= 2026 OFC Men's Champions League knockout stage =

The 2026 OFC Men's Champions League knockout stage was played from 19 to 22 August 2026. A total of four teams competed in the knockout stage to decide the champions of the 2026 OFC Men's Champions League.

All times are local, FJT (UTC+12).

==Qualified teams==
The winners and runners-up of each of the two groups in the group stage advanced to the semi-finals.
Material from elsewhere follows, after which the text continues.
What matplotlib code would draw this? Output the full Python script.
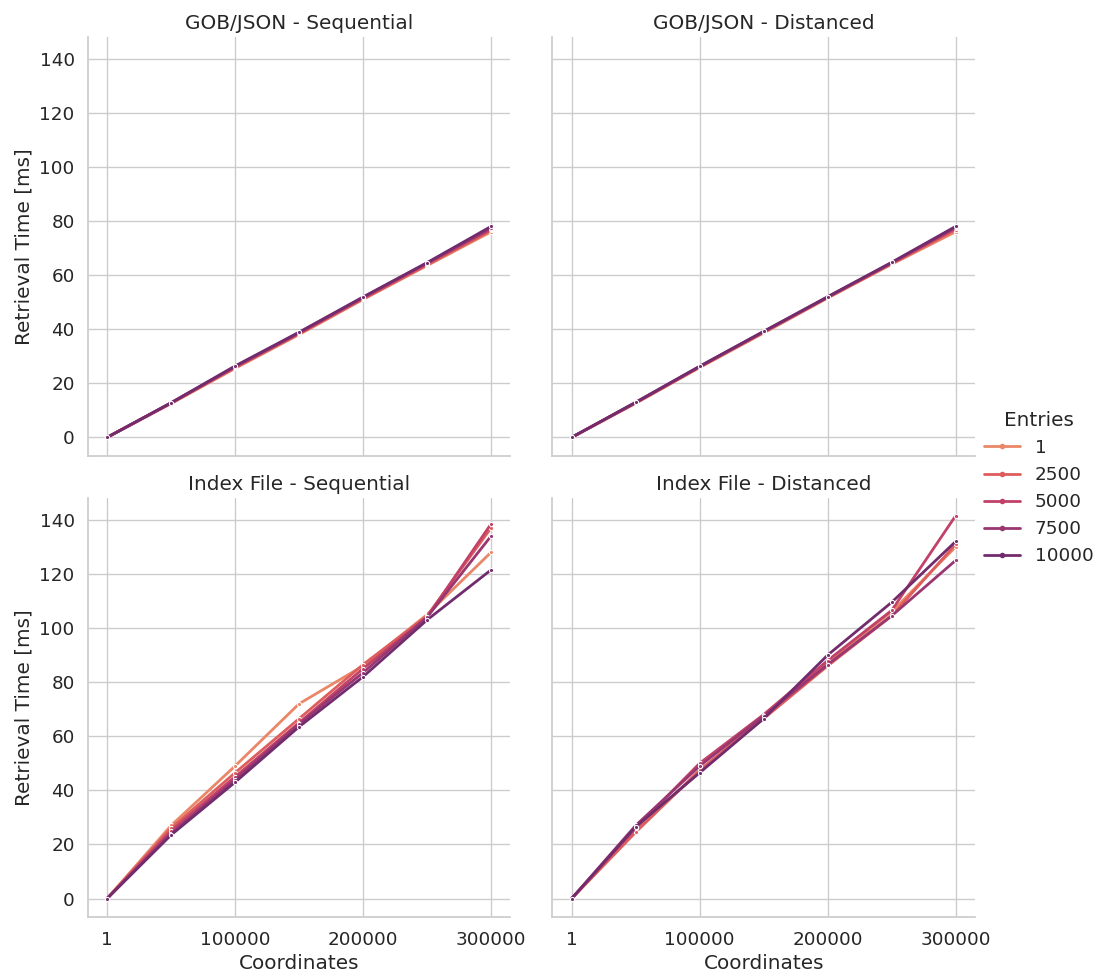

| Group | Winners | Runners-up |
|---|---|---|
| A | Auckland City | Central Coast |
| B | Galaxy | Rewa |

==Format==

The four teams in the knockout stage played on a single-elimination basis, with each tie played as a single match at the Govind Park.

==Schedule==
The schedule of each round is as follows.

| Round | Match dates |
|---|---|
| Semi-finals | 19 August 2026 |
| Final | 22 August 2026 at Govind Park, Ba |

==Semi-finals==

Auckland City NZL 3−1 FIJ Rewa
  Auckland City NZL: Garriga 34', Rostron 45', Ellis 54'
  FIJ Rewa: Sela 89'
----

Galaxy VAN 2−3 SOL Central Coast
  Galaxy VAN: Medina 69', 77'
  SOL Central Coast: Lea'i 15', 44', 117'

| Team 1 | Score | Team 2 |
|---|---|---|
| Auckland City | 3–1 | Rewa |
| Galaxy | 2–3 (a.e.t.) | Central Coast |

==Final==

In the final, the two semi-final winners played against each other. The final was played on 22 August 2026.